L’ultimo Quartetto, il n. 15 in mi bemolle minore op. 144, successivo di due anni, sembra quasi un tragico addio alla vita. Così l’autore, malato da tempo, riportò su un appunto: “Ho scritto il quindicesimo Quartetto in tempo lento e in sei parti (Elegia, Serenata, Intermezzo, Notturno, Marcia funebre, Epilogo): ho cercato di creare un’opera drammatica, ma fino a che punto ci sia riuscito è difficile per me poter giudicare”. Per quasi 35 minuti regna un lungo Adagio, senza interruzioni, che viene percepito come un brano intero, scuro e malinconico, senza un momento di rilassamento o di luce. Una musica dalla forza ipnotica che rapisce con una costante tensione dell’udito e dell’animo.

 

Il concerto si inserisce nella rassegna “La musica da camera dal barocco al contemporaneo” sostenuta dalla Regione Lazio con il Fondo Unico 2024 sullo Spettacolo dal Vivo

 

 

La programmazione della settimana si arricchisce con la serata in Sala Casella venerdì 10 maggio (ore 18 via Flaminia 118) Parole e musiche in memoria di Gioacchino Lanza Tomasi. Nel giorno in cui cade il primo anniversario della scomparsa del grande intellettuale e musicologo italiano, la Filarmonica l’omaggia con un appuntamento che alterna i ricordi e le testimonianze di compositori, scrittori, registi all’ascolto della musica. Paolo Baratta (presidente dell’Accademia Filarmonica Romana) apre l’incontro che vedrà a seguire gli interventi di Roberto Andò, Caterina Cardona, Masolino D’Amico, Marcello Panni. La musica verrà affidata alla chitarra di Luigi Sini, che esegue di Francesco Pennisi Intermezzo e di Hans Werner Henze Drei Märchenbilder dalla fiaba per musica Pollicino, e al soprano Cinzia Forte impegnata in due arie d’opera di Vincenzo Bellini con Fabio Fornaciari al pianoforte.

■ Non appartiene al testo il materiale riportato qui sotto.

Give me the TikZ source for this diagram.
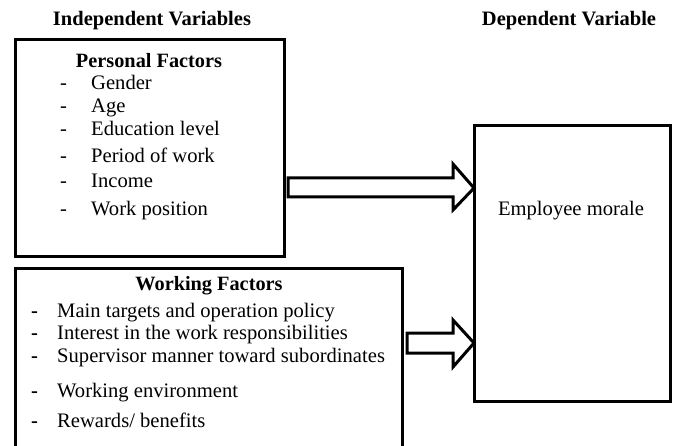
\documentclass[tikz,border=0pt]{standalone}
\usepackage{fontspec}
\setmainfont{Liberation Serif}
\begin{document}
\begin{tikzpicture}[x=1pt,y=-1pt,
  frame/.style={draw=black,line width=3pt},
  bigarrow/.style={draw=black,line width=3pt,line join=miter,fill=white},
  heading/.style={font=\fontsize{20.5}{24}\selectfont\bfseries,inner sep=0pt},
  title/.style={font=\fontsize{20.3}{24}\selectfont\bfseries,inner sep=0pt},
  item/.style={font=\fontsize{20.6}{24}\selectfont,anchor=base west,inner sep=0pt},
  hyph/.style={font=\fontsize{20.6}{24}\selectfont,anchor=base west,inner sep=0pt}]
\useasboundingbox (0,0) rectangle (676,446);
\clip (0,0) rectangle (676,446);

% column headings
\node[heading] (hind) at (152,21) {Independent Variables};
\node[heading] (hdep) at (569,21) {Dependent Variable};

% personal factors box
\draw[frame] (15,40) rectangle (284,256);
\node[title] (pf) at (149,61) {Personal Factors};
\foreach \y/\t [count=\i] in {90/Gender,113/Age,136/{Education level},163/{Period of work},188/Income,215/{Work position}}{
  \node[hyph] (pd\i) at (60,\y) {-};
  \node[item] (pi\i) at (91,\y) {\t};
}

% working factors box
\draw[frame] (15,268) rectangle (402,460);
\node[title] (wf) at (209,286) {Working Factors};
\foreach \y/\t [count=\i] in {317/{Main targets and operation policy},339/{Interest in the work responsibilities},362/{Supervisor manner toward subordinates},397/{Working environment},427/{Rewards/ benefits}}{
  \node[hyph] (wd\i) at (31,\y) {\bfseries -};
  \node[item] (wi\i) at (57,\y) {\t};
}

% dependent variable box
\draw[frame] (474,126) rectangle (670,401);
\node[font=\fontsize{20.6}{24}\selectfont,inner sep=0pt] (em) at (571,211) {Employee morale};

% block arrows
\draw[bigarrow] (288,178) -- (453,178) -- (453,164) -- (474,188) -- (453,210) -- (453,197) -- (288,197) -- cycle;
\draw[bigarrow] (407,333) -- (453,333) -- (453,320) -- (474,343) -- (453,367) -- (453,353) -- (407,353) -- cycle;
\end{tikzpicture}
\end{document}
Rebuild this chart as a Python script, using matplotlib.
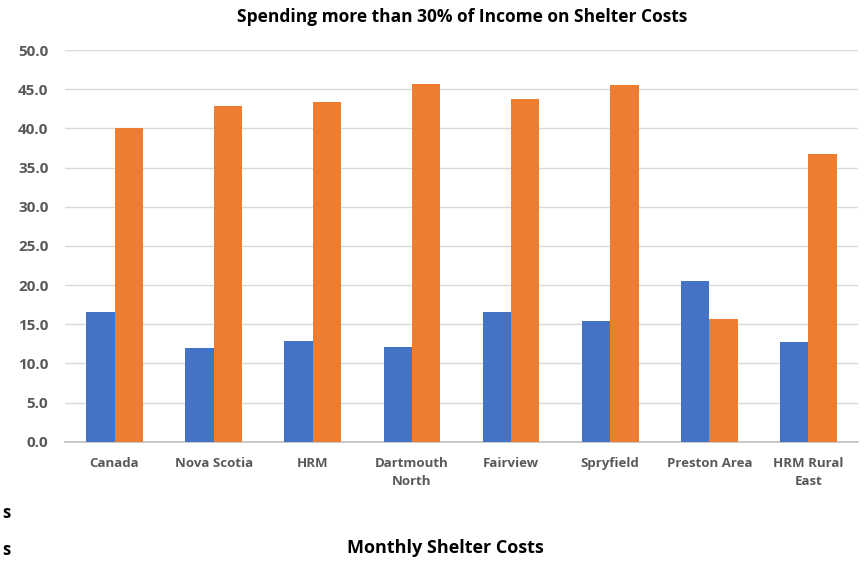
import matplotlib.pyplot as plt
import numpy as np

categories = ["Canada", "Nova Scotia", "HRM", "Dartmouth\nNorth", "Fairview",
              "Spryfield", "Preston Area", "HRM Rural\nEast"]
blue_values = [16.5, 12.0, 12.8, 12.1, 16.6, 15.4, 20.5, 12.7]
orange_values = [40.0, 42.8, 43.3, 45.7, 43.8, 45.5, 15.7, 36.7]
y_ticks = [0, 5, 10, 15, 20, 25, 30, 35, 40, 45, 50]

BLUE = "#4472C4"
ORANGE = "#ED7D31"
TICK_GREY = "#595959"

plt.rcParams["font.family"] = ["Open Sans", "DejaVu Sans"]

fig = plt.figure(figsize=(8.67, 5.66), dpi=100)
ax = fig.add_axes([65 / 867, 1 - 441.7 / 566, (858 - 65) / 867, (441.7 - 50) / 566])

x = np.arange(len(categories))
width = 1 / 3.5
ax.bar(x - width / 2, blue_values, width, color=BLUE, zorder=3)
ax.bar(x + width / 2, orange_values, width, color=ORANGE, zorder=3)

ax.set_xlim(-0.5, len(categories) - 0.5)
ax.set_ylim(0, 50)
ax.set_yticks(y_ticks)
ax.set_yticklabels([f"{v:.1f}" for v in y_ticks], fontsize=11, fontweight="bold", color=TICK_GREY)
ax.set_xticks(x)
ax.set_xticklabels(categories, fontsize=9.5, fontweight="bold", color=TICK_GREY, linespacing=1.5)
ax.tick_params(axis="both", length=0)
ax.tick_params(axis="x", pad=11)
ax.tick_params(axis="y", pad=12)
ax.grid(axis="y", color="#D9D9D9", linewidth=1.0, zorder=0)
for side in ["top", "right", "left"]:
    ax.spines[side].set_visible(False)
ax.spines["bottom"].set_color("#BFBFBF")
ax.spines["bottom"].set_linewidth(1.2)

fig.text(462 / 867, 1 - 17 / 566, "Spending more than 30% of Income on Shelter Costs",
         ha="center", va="center", fontsize=12.5, fontweight="bold", color="black")
fig.text(445 / 867, 1 - 548 / 566, "Monthly Shelter Costs",
         ha="center", va="center", fontsize=13, fontweight="bold", color="black")
fig.text(2 / 867, 1 - 513 / 566, "s", ha="left", va="center", fontsize=12, fontweight="bold")
fig.text(2 / 867, 1 - 550 / 566, "s", ha="left", va="center", fontsize=12, fontweight="bold")

fig.savefig("out.png", dpi=100)
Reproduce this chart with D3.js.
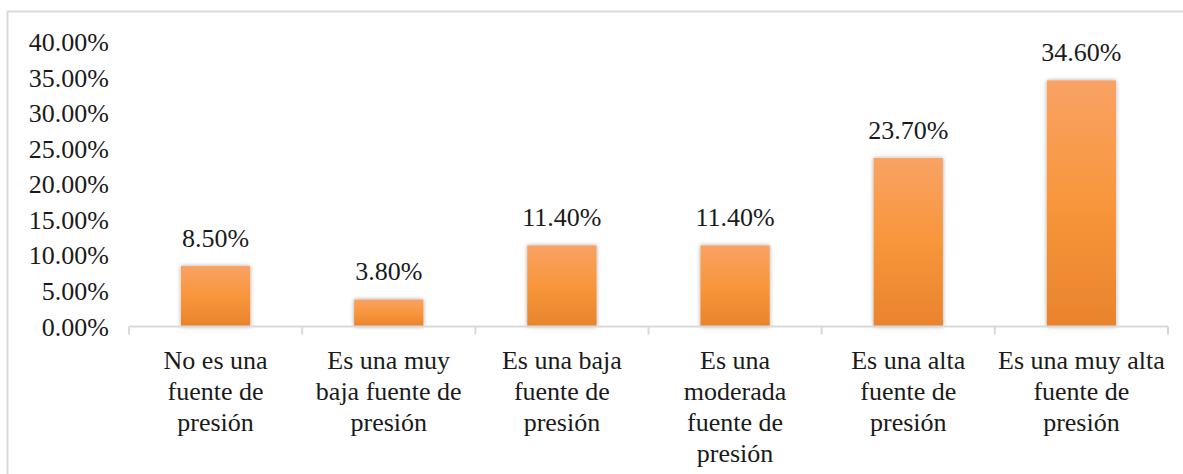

Esperto di teatro d’opera, Lanza Tomasi ha ricoperto la carica di direttore artistico e sovrintendente di diverse fondazioni liriche e dei principali teatri d’opera, accademie e istituti musicali italiani, fra cui l’Accademia Filarmonica Romana, di cui è stato direttore artistico per due mandati, dal 1973 al ’76 e dal 1988 al 1991.